Mass-Market Paperbacks and Auctorial Legacies

Today’s New York Times reports on the emerging trend of mass market paperbacks being published in larger type. Much of this has been effected to placate the declining eyesight of baby boomers. The new mass market books, being larger in size, have also seen their prices go up a few bucks to $9.99. Discount retailers (read: Wal-Mart) have, of course, complained. Additionally, the Times article reports that some have complained about how unwieldy the larger size books are.

But the Times fails to consider the larger issue here: With this new larger-print format, will we begin seeing books over a certain length denied this sizable consumer base? If the high watermark was once set at 300 pages, will this be reduced to 200 or so because of prohibitive costs? In other words, does this close the door on ambitious novelists finding an audience through airport bookracks?

Granted, mass market paperbacks aren’t really a sanctuary for literary titles. But they can be an effective format for allowing a midlist author to become more of a household name. (Regrettably, it is usually the likes of John Grisham and James Patterson that succeed along these lines.)

Or is this perhaps a disingenuous way to squeeze out the mass-market paperback and turn the trade paperback into the paperback format of choice? After all with only about a $5 difference between the mass-market paperback and the trade paperback, the reader voracious for an author’s latest is more likely to pony up the dough early if the print remains comparable and the trade paperback’s size is more managable than the mass-market paperback.

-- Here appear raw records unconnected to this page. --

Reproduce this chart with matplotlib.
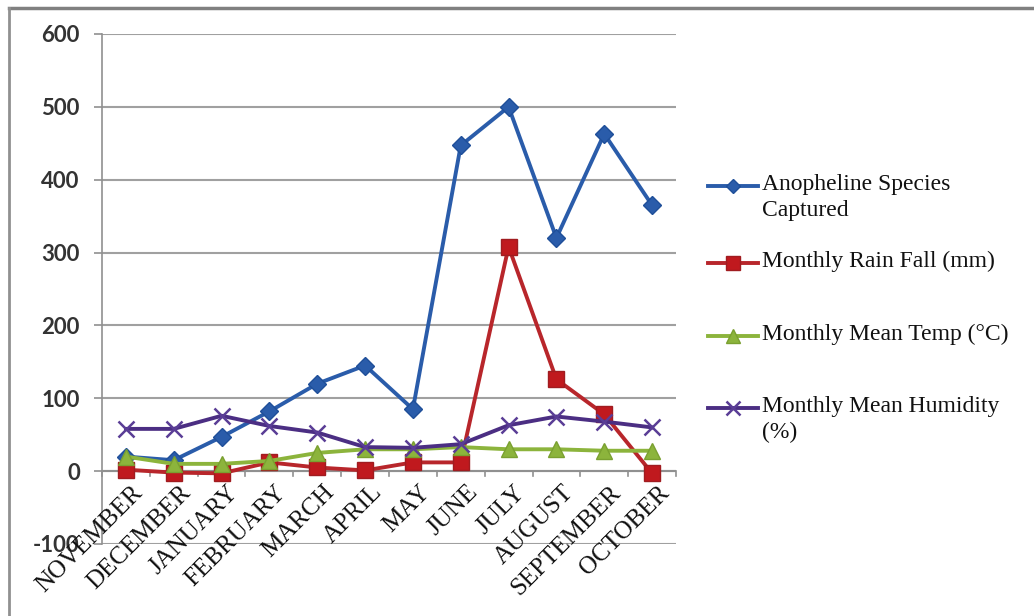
import matplotlib
matplotlib.use("Agg")
import matplotlib.pyplot as plt
from matplotlib.lines import Line2D

months = ["NOVEMBER", "DECEMBER", "JANUARY", "FEBRUARY", "MARCH", "APRIL",
          "MAY", "JUNE", "JULY", "AUGUST", "SEPTEMBER", "OCTOBER"]
anopheline = [20, 15, 47, 82, 120, 145, 85, 447, 500, 320, 463, 365]
rainfall = [2, -2, -3, 12, 5, 1, 12, 12, 308, 126, 78, -3]
temperature = [20, 10, 10, 14, 25, 30, 30, 33, 30, 30, 28, 28]
humidity = [58, 58, 76, 62, 53, 33, 32, 37, 63, 75, 68, 60]

series_labels = ["Anopheline Species\nCaptured", "Monthly Rain Fall (mm)",
                 "Monthly Mean Temp (°C)", "Monthly Mean Humidity\n(%)"]
y_ticks = [-100, 0, 100, 200, 300, 400, 500, 600]

W, H = 1034, 616
fig = plt.figure(figsize=(W / 100, H / 100), dpi=100)
fig.patch.set_facecolor("white")

# outer frame lines (top and left)
fig.add_artist(Line2D([9 / W, 1], [1 - 8 / H, 1 - 8 / H], color="#808080", lw=2.5,
                      transform=fig.transFigure))
fig.add_artist(Line2D([9 / W, 9 / W], [0, 1 - 8 / H], color="#909090", lw=2.0,
                      transform=fig.transFigure))

left, right = 102 / W, 676 / W
bottom, top = 1 - 544 / H, 1 - 34 / H
ax = fig.add_axes([left, bottom, right - left, top - bottom])

x = list(range(len(months)))
styles = [
    dict(color="#2a5caa", marker="D", ms=9, mfc="#2a5caa", mec="#1f4f99"),
    dict(color="#b8262b", marker="s", ms=12, mfc="#c0191e", mec="#a01c20"),
    dict(color="#8cb43c", marker="^", ms=12, mfc="#8cb43c", mec="#7aa030"),
    dict(color="#4b2e83", marker="x", ms=12, mew=1.8, mec="#5a3d96"),
]
series = [anopheline, rainfall, temperature, humidity]
lines = []
for data, st, lab in zip(series, styles, series_labels):
    ln, = ax.plot(x, data, lw=2.8, label=lab, zorder=3, **st)
    lines.append(ln)

ax.set_xlim(-0.5, len(months) - 0.5)
ax.set_ylim(-100, 600)
ax.set_yticks(y_ticks)
ax.set_yticklabels([str(v) for v in y_ticks], fontfamily="Lato", fontsize=16,
                   fontweight="bold", color="#333333")
ax.tick_params(axis="y", length=6, color="#909090", width=1.2, pad=10)
ax.yaxis.grid(True, color="#a0a0a0", lw=1.5)
ax.set_axisbelow(True)
for s in ["top", "right", "bottom"]:
    ax.spines[s].set_visible(False)
ax.spines["left"].set_color("#909090")
ax.spines["left"].set_linewidth(1.2)

# category axis at zero with boundary tick marks
ax.set_xticks([])
ax.axhline(0, color="#909090", lw=1.5, zorder=2)
for b in [i - 0.5 for i in range(len(months) + 1)]:
    ax.plot([b, b], [0, -7], color="#909090", lw=1.2, zorder=2, clip_on=False)
for i, m in enumerate(months):
    ax.text(i + 0.12, -14, m, rotation=45, rotation_mode="anchor", ha="right",
            va="top", fontfamily="Liberation Serif", fontsize=18,
            color="#111111")

# legend drawn beside the plot area
leg_y = [186, 263, 336, 408]
for ln, yy, lab in zip(lines, leg_y, series_labels):
    yf = 1 - yy / H
    fig.add_artist(Line2D([708 / W, 758 / W], [yf, yf], color=ln.get_color(),
                          lw=2.8, transform=fig.transFigure))
    fig.add_artist(Line2D([733 / W], [yf], color=ln.get_color(), marker=ln.get_marker(),
                          ms=ln.get_markersize() * 0.8, mfc=ln.get_markerfacecolor(),
                          mec=ln.get_markeredgecolor(), mew=ln.get_markeredgewidth(),
                          transform=fig.transFigure))
    fig.text(762 / W, yf + 12 / H, lab, ha="left", va="top",
             fontfamily="Liberation Serif", fontsize=17, color="#111111",
             linespacing=1.3)

fig.savefig("out.png", dpi=100, facecolor="white")
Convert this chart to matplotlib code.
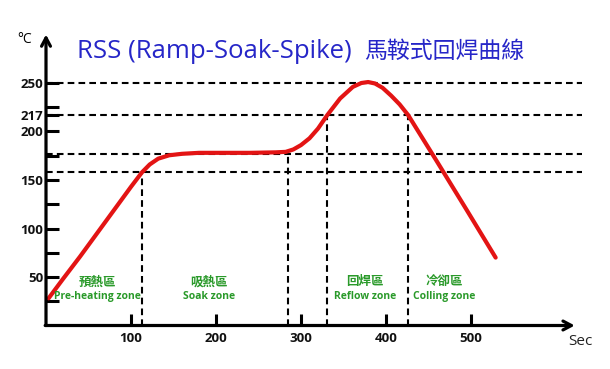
import matplotlib
matplotlib.use('Agg')
import matplotlib.pyplot as plt

plt.rcParams['font.family'] = ['Open Sans', 'Noto Sans CJK TC', 'DejaVu Sans']

# reflow profile (time in s, temperature in deg C)
time_s = [3, 20, 40, 60, 80, 100, 113, 122, 132, 145, 160, 180, 210, 240, 270,
          282, 291, 300, 310, 320, 331, 346, 361, 371, 379, 387, 396, 406, 416, 426,
          460, 495, 529]
temp_c = [28, 48, 71, 95, 119, 143, 158, 166, 172, 175.5, 177, 178, 178, 178, 178.5,
          179, 181.5, 186, 193, 203, 217, 234, 246, 250, 251, 249.5, 245, 237, 228, 217,
          169, 119, 70]

# reference levels and zone borders
ref_temps = [250, 217, 177, 158]
border_times = [113, 285, 331, 426]
border_temps = [158, 177, 217, 217]

x_ticks = [100, 200, 300, 400, 500]
y_ticks = [50, 100, 150, 200, 217, 250]
y_minor = [25, 75, 125, 175, 225]

zone_cn = ['預熱區', '吸熱區', '回焊區', '冷卻區']
zone_en = ['Pre-heating zone', 'Soak zone', 'Reflow zone', 'Colling zone']
zone_x = [60, 192, 375, 469]

title_en = 'RSS (Ramp-Soak-Spike)'
title_cn = '馬鞍式回焊曲線'


def main():
    fig = plt.figure(figsize=(6.1, 3.69), dpi=100)
    ax = fig.add_axes([46 / 610, 43.5 / 369, 527 / 610, 291 / 369])
    ax.set_xlim(0, 620)
    ax.set_ylim(0, 300)
    for s in ax.spines.values():
        s.set_visible(False)

    dash = dict(color='black', lw=1.5, dashes=(3.2, 2.0), clip_on=False)
    for t in ref_temps:
        ax.plot([0, 630], [t, t], **dash)
    for bx, by in zip(border_times, border_temps):
        ax.plot([bx, bx], [0, by], **dash)

    ax.plot(time_s, temp_c, color='#e31414', lw=3, solid_capstyle='round',
            solid_joinstyle='round', zorder=3)

    # axes as arrows
    arrow = dict(arrowstyle='->, head_length=0.6, head_width=0.32', lw=2.3,
                 color='black', shrinkA=0, shrinkB=0)
    ax.annotate('', xy=(0, 300), xytext=(0, 0), arrowprops=arrow, annotation_clip=False)
    ax.annotate('', xy=(622, 0), xytext=(-1, 0), arrowprops=arrow, annotation_clip=False)

    ax.set_xticks(x_ticks)
    ax.set_yticks(y_ticks)
    ax.set_yticks(y_minor, minor=True)
    ax.tick_params(axis='both', which='both', direction='in', length=9, width=2.2,
                   labelsize=9.5, colors='black')
    ax.tick_params(axis='x', pad=5)
    ax.tick_params(axis='y', pad=2)
    for tick in ax.yaxis.get_major_ticks():
        if tick.get_loc() == 217:
            tick.tick1line.set_visible(False)
    plt.setp(ax.get_xticklabels() + ax.get_yticklabels(), fontweight='bold', color='#111111')

    ax.text(-25, 295, '°C', fontsize=10, ha='center', va='center', clip_on=False)
    ax.text(629, -17, 'Sec', fontsize=11, ha='center', va='center', color='#222222', clip_on=False)
    ax.text(36, 282, title_en, fontsize=18.5, color='#2626c8', ha='left', va='center')
    ax.text(374, 282, title_cn, fontsize=16.5, fontweight='medium', color='#2626c8',
            ha='left', va='center')

    for cn, en, zx in zip(zone_cn, zone_en, zone_x):
        ax.text(zx, 45, cn, fontsize=9, fontweight='bold', color='#2a9a2a',
                ha='center', va='center')
        ax.text(zx, 30, en, fontsize=7.5, fontweight='bold', color='#2a9a2a',
                ha='center', va='center')

    fig.savefig('out.png', dpi=100)
    plt.close(fig)


if __name__ == "__main__":
    main()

If that’s the case, then I’d like to see publishers be honest about the situation. Like most readers, I often like to put a book in a coat pocket, particularly if it’s the only item in my possession. Unfortunately, with some trade paperbacks, this is damn near impossible and results in the book’s ends being curved so the book will fit into the pocket, resulting in a battered and dog-earred copy that quickly falls apart. That’s probably the basic idea. But if these paperbacks are doomed to fall apart, with the original trade paperback concept becoming more accepted, I’m wondering if this dwindling durability will restrict such authors as Sam Lipsyte and David Mitchell from having their work endure for tomorrow’s literary scholars.